Here the parties resorted, in the first instance, to the state courts of Iowa for the purpose of enforcing the payment of this indebtedness. They did not get their money by that proceeding, but they did obtain what, at the time, appeared to be an arrangement which would ultimately secure them the payment of their claims. Certain parties stepped forward and took a mortgage on the boat and libellants took the notes of the owner of the boat, which were secured by that mortgage. That act did not waive the maritime lien of the seamen, because they received nothing, and they did not, by express word or act, waive the maritime lien. The mortgage proved unavailing in the hands of the parties to whom it was made, by reason of the changes which took place in the title to the boat,' and consequently the seamen or mariners took nothing by the mortgage and notes. They have not yet been paid, and the mortgage does not in terms, nor do the notes, in terms, or by necessary implication, waive the maritime lien. I cannot, therefore, consider the cases which have been cited as in point to sustain the position taken by the respondent’s counsel.

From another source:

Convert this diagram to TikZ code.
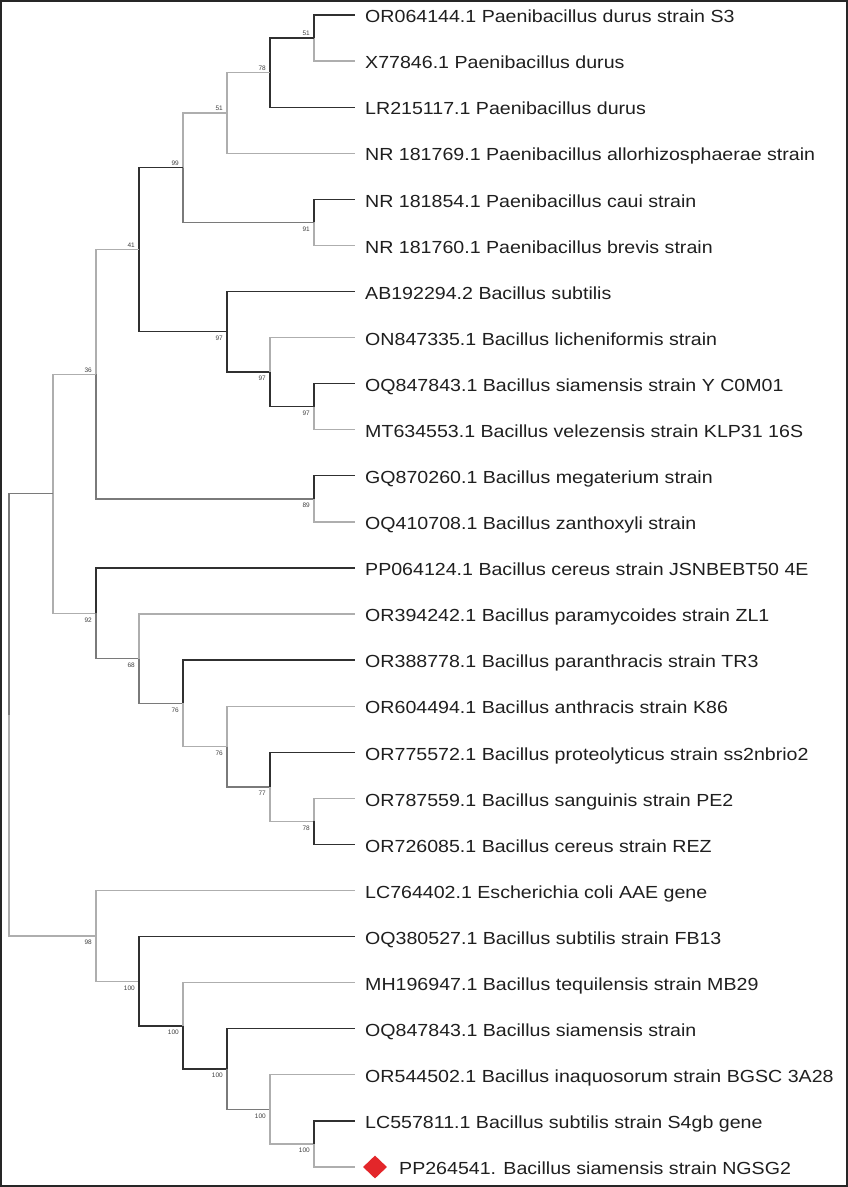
\documentclass[tikz,border=0pt]{standalone}
\usepackage{fontspec}
\setmainfont{Liberation Sans}
\newfontfamily\leaffont{Liberation Sans}[FakeStretch=1.12]
\usetikzlibrary{shapes.geometric}
\definecolor{dk}{HTML}{303030}
\definecolor{md}{HTML}{7A7A7A}
\definecolor{lt}{HTML}{AEAEAE}
\definecolor{mark}{HTML}{E3262A}
\begin{document}
\begin{tikzpicture}[x=1pt,y=-1pt,
  br/.style={line width=1.3pt},
  dark/.style={br,draw=dk},
  mid/.style={br,draw=md},
  light/.style={br,draw=lt},
  leaf/.style={anchor=west,inner xsep=10pt,inner ysep=0pt,text height=15.4pt,text depth=0pt,
    font=\leaffont\fontsize{17.5}{20}\selectfont,text=black!88},
  bs/.style={inner sep=0pt,font=\fontsize{6.5}{7}\selectfont,text=black!75},
  bsa/.style={bs,anchor=south east,xshift=-4pt,yshift=2pt},
  bsb/.style={bs,anchor=north east,xshift=-4pt,yshift=-4pt}]
\useasboundingbox (0,0) rectangle (848,1187);
\fill[white] (0,0) rectangle (848,1187);
\draw[line width=2pt,draw=black!85] (1,1) rectangle (847,1186);

% leaves
\node[leaf] (l1) at (355,15) {OR064144.1 Paenibacillus durus strain S3};
\node[leaf] (l2) at (355,61.1) {X77846.1 Paenibacillus durus};
\node[leaf] (l3) at (355,107.2) {LR215117.1 Paenibacillus durus};
\node[leaf] (l4) at (355,153.2) {NR 181769.1 Paenibacillus allorhizosphaerae strain};
\node[leaf] (l5) at (355,199.3) {NR 181854.1 Paenibacillus caui strain};
\node[leaf] (l6) at (355,245.4) {NR 181760.1 Paenibacillus brevis strain};
\node[leaf] (l7) at (355,291.5) {AB192294.2 Bacillus subtilis};
\node[leaf] (l8) at (355,337.6) {ON847335.1 Bacillus licheniformis strain};
\node[leaf] (l9) at (355,383.6) {OQ847843.1 Bacillus siamensis strain Y C0M01};
\node[leaf] (l10) at (355,429.7) {MT634553.1 Bacillus velezensis strain KLP31 16S};
\node[leaf] (l11) at (355,475.8) {GQ870260.1 Bacillus megaterium strain};
\node[leaf] (l12) at (355,521.9) {OQ410708.1 Bacillus zanthoxyli strain};
\node[leaf] (l13) at (355,568.0) {PP064124.1 Bacillus cereus strain JSNBEBT50 4E};
\node[leaf] (l14) at (355,614.0) {OR394242.1 Bacillus paramycoides strain ZL1};
\node[leaf] (l15) at (355,660.1) {OR388778.1 Bacillus paranthracis strain TR3};
\node[leaf] (l16) at (355,706.2) {OR604494.1 Bacillus anthracis strain K86};
\node[leaf] (l17) at (355,752.3) {OR775572.1 Bacillus proteolyticus strain ss2nbrio2};
\node[leaf] (l18) at (355,798.4) {OR787559.1 Bacillus sanguinis strain PE2};
\node[leaf] (l19) at (355,844.4) {OR726085.1 Bacillus cereus strain REZ};
\node[leaf] (l20) at (355,890.5) {LC764402.1 Escherichia coli AAE gene};
\node[leaf] (l21) at (355,936.6) {OQ380527.1 Bacillus subtilis strain FB13};
\node[leaf] (l22) at (355,982.7) {MH196947.1 Bacillus tequilensis strain MB29};
\node[leaf] (l23) at (355,1028.8) {OQ847843.1 Bacillus siamensis strain};
\node[leaf] (l24) at (355,1074.8) {OR544502.1 Bacillus inaquosorum strain BGSC 3A28};
\node[leaf] (l25) at (355,1120.9) {LC557811.1 Bacillus subtilis strain S4gb gene};
\node[diamond,fill=mark,inner sep=0pt,minimum width=24pt,minimum height=23pt] (dm) at (375,1167) {};
\node[leaf,inner xsep=0pt] (l26) at (399,1167) {PP264541. Bacillus siamensis strain NGSG2};

% internal nodes
\coordinate (A) at (314,38.05);
\coordinate (B) at (270,72.6);
\coordinate (C) at (227,112.9);
\coordinate (D) at (314,222.35);
\coordinate (E) at (183,167.6);
\coordinate (F) at (314,406.65);
\coordinate (G) at (270,372.1);
\coordinate (H) at (227,331.8);
\coordinate (I) at (139,249.7);
\coordinate (J) at (314,498.85);
\coordinate (K) at (96,374.3);
\coordinate (L) at (314,821.4);
\coordinate (M) at (270,786.85);
\coordinate (N) at (227,746.5);
\coordinate (O) at (183,703.3);
\coordinate (P) at (139,658.65);
\coordinate (Q) at (96,613.3);
\coordinate (R) at (53,493.8);
\coordinate (S) at (314,1143.95);
\coordinate (T) at (270,1109.4);
\coordinate (U) at (227,1069.1);
\coordinate (V) at (183,1025.9);
\coordinate (W) at (139,981.3);
\coordinate (X) at (96,935.9);
\coordinate (root) at (9,714.85);

% branches
\draw[dark] (A) |- (l1.west);
\draw[light] (A) |- (l2.west);
\draw[dark] (B) |- (A);
\draw[dark] (B) |- (l3.west);
\draw[light] (C) |- (B);
\draw[light] (C) |- (l4.west);
\draw[dark] (D) |- (l5.west);
\draw[light] (D) |- (l6.west);
\draw[light] (E) |- (C);
\draw[mid] (E) |- (D);
\draw[dark] (I) |- (E);
\draw[dark] (I) |- (H);
\draw[dark] (H) |- (l7.west);
\draw[dark] (H) |- (G);
\draw[light] (G) |- (l8.west);
\draw[dark] (G) |- (F);
\draw[dark] (F) |- (l9.west);
\draw[light] (F) |- (l10.west);
\draw[light] (K) |- (I);
\draw[mid] (K) |- (J);
\draw[dark] (J) |- (l11.west);
\draw[light] (J) |- (l12.west);
\draw[light] (R) |- (K);
\draw[light] (R) |- (Q);
\draw[dark] (Q) |- (l13.west);
\draw[mid] (Q) |- (P);
\draw[light] (P) |- (l14.west);
\draw[mid] (P) |- (O);
\draw[dark] (O) |- (l15.west);
\draw[light] (O) |- (N);
\draw[light] (N) |- (l16.west);
\draw[mid] (N) |- (M);
\draw[dark] (M) |- (l17.west);
\draw[light] (M) |- (L);
\draw[light] (L) |- (l18.west);
\draw[dark] (L) |- (l19.west);
\draw[mid] (root) |- (R);
\draw[light] (root) |- (X);
\draw[light] (X) |- (l20.west);
\draw[light] (X) |- (W);
\draw[dark] (W) |- (l21.west);
\draw[dark] (W) |- (V);
\draw[light] (V) |- (l22.west);
\draw[dark] (V) |- (U);
\draw[dark] (U) |- (l23.west);
\draw[mid] (U) |- (T);
\draw[light] (T) |- (l24.west);
\draw[light] (T) |- (S);
\draw[dark] (S) |- (l25.west);
\draw[light,shorten >=8pt] (S) |- (dm.west);

% bootstrap values
\node[bsa] (bA) at (A) {51};
\node[bsa] (bB) at (B) {78};
\node[bsa] (bC) at (C) {51};
\node[bsb] (bD) at (D) {91};
\node[bsa] (bE) at (E) {99};
\node[bsb] (bF) at (F) {97};
\node[bsb] (bG) at (G) {97};
\node[bsb] (bH) at (H) {97};
\node[bsa] (bI) at (I) {41};
\node[bsb] (bJ) at (J) {89};
\node[bsa] (bK) at (K) {36};
\node[bsb] (bL) at (L) {78};
\node[bsb] (bM) at (M) {77};
\node[bsb] (bN) at (N) {76};
\node[bsb] (bO) at (O) {76};
\node[bsb] (bP) at (P) {68};
\node[bsb] (bQ) at (Q) {92};
\node[bsb] (bS) at (S) {100};
\node[bsb] (bT) at (T) {100};
\node[bsb] (bU) at (U) {100};
\node[bsb] (bV) at (V) {100};
\node[bsb] (bW) at (W) {100};
\node[bsb] (bX) at (X) {98};
\end{tikzpicture}
\end{document}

The case is not one of an attempt to enforce a mere statutory lien under a state law, which may be waived, under the authorities cited from the state courts, by any act which shows that the seaman or person holding the lien has accepted any other security, and I therefore shall overrule all the defenses interposed and direct a decree to be entered in favor of the libellant Butler for $35, McFarlane $275.40, Thomas $251.45, interest to be computed from July 1, 1871. The libel must be dismissed as to Coonrod.
Consult The Fanny Gardner [Case No. 4.042], as to mate’s compensation, when acting in capacity of captain.